While Beginners sounds heavy thematically, Mills handles Oliver’s introspection on love and loss with a refreshing sense of whimsy. His script allows Oliver several digressions that examine the changes (or lack thereof in some cases) between his generation and that of his parents, which helps to account not only for Hal’s choice to remain in the closet for so long, but also for Oliver’s lackluster track record with relationships. In addition to these original montages, the wittily timed editing by Olivier Bugge Coutté brings out the best in Mills’s idiosyncratic style, particularly by toying with Oliver’s memory through quick cuts and repetition. Likewise, Beginners is especially memorable for the droll conversations between Oliver and Hal’s dog, Arthur, who speaks eloquently in mind and subtitles.

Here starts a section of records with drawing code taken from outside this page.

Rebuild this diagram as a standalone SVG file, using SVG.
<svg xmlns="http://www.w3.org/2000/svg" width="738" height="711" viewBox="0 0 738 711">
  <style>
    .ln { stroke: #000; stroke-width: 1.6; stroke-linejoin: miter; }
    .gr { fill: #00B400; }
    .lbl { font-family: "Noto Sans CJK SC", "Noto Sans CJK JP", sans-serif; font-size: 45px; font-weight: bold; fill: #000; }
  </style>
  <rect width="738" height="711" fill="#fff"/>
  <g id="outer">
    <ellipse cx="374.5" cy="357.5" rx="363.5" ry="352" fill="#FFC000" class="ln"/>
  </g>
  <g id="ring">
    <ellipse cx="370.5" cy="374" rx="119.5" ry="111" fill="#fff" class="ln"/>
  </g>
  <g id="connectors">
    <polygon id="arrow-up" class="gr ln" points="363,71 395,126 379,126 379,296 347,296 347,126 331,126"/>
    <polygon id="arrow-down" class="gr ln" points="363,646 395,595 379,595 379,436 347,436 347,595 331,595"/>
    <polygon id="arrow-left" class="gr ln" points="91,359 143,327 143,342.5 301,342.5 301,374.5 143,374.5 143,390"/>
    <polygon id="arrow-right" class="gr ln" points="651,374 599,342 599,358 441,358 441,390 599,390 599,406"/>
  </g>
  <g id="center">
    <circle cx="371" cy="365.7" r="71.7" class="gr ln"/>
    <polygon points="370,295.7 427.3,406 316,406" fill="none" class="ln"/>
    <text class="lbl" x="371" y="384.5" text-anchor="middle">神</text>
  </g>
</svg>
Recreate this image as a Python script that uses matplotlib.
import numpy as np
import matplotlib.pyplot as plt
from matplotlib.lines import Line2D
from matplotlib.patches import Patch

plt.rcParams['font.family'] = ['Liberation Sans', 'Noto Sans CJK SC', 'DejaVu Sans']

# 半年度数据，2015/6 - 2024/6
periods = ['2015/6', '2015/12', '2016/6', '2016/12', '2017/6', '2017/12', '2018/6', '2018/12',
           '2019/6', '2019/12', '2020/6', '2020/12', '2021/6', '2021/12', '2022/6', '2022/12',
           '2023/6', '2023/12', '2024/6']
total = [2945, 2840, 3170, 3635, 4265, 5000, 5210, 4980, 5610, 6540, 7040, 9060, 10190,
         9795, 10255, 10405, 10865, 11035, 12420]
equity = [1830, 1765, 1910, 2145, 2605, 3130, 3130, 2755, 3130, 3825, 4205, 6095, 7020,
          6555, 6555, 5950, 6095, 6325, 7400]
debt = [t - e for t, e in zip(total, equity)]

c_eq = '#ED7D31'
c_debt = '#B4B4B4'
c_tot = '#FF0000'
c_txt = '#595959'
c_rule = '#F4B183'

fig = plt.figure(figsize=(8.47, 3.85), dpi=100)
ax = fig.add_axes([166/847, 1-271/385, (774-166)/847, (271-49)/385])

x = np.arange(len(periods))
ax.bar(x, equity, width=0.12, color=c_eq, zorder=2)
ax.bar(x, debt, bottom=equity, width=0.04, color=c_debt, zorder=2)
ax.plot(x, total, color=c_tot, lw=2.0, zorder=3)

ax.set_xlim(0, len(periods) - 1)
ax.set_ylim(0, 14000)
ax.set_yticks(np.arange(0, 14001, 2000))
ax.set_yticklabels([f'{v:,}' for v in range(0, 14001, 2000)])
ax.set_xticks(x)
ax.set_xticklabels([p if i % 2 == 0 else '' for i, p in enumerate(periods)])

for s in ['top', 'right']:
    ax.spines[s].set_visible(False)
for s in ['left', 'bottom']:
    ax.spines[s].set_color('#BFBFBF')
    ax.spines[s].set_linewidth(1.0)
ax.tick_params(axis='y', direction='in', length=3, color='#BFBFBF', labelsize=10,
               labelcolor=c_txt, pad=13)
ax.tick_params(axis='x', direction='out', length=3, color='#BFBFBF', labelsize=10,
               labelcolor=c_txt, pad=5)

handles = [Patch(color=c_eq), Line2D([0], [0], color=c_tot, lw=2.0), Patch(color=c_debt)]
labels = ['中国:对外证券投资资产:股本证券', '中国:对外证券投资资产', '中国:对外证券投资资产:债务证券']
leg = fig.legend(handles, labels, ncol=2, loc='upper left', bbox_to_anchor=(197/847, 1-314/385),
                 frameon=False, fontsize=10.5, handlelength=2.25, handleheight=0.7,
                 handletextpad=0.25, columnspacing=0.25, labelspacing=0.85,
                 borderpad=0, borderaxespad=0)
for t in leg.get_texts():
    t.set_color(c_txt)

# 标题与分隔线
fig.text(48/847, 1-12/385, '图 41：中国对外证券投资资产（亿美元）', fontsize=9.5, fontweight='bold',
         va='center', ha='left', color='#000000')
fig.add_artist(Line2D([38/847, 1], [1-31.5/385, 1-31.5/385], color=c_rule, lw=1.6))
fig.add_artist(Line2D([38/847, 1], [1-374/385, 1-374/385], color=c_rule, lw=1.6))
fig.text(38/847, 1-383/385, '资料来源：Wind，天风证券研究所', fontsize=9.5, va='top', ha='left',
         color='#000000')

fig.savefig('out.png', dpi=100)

Mills also composes the film in novel static shots that allow the actors to bring the film to life. Ewan McGregor and Mélanie Laurent are both terrific as the angst-ridden thirtysomethings, but it’s Christopher Plummer who makes the strongest impression in a fine supporting role as Hal. Seen in flashback through Oliver, Hal is boyishly energetic and filled with an inspiring lust for life. Plummer does exceptionally well in the film’s best comedic role, and he brings dignity and vibrancy to the film’s flamboyant geriatric. Plummer’s chance at a Best Supporting Actor nomination might be in danger, though, should the producers also make a bid for the scene-stealing Arthur, who delightfully proves the perils of working with animals.
With strong work from both cast and crew, Beginners is a well-balanced and mature coming-of-age story. A fun, clever, and truly original comedy, Beginners is a delight from beginning to end. And a great ad for Jack Russell terriers.
Beginners plays in Ottawa at The Bytowne until July 21st.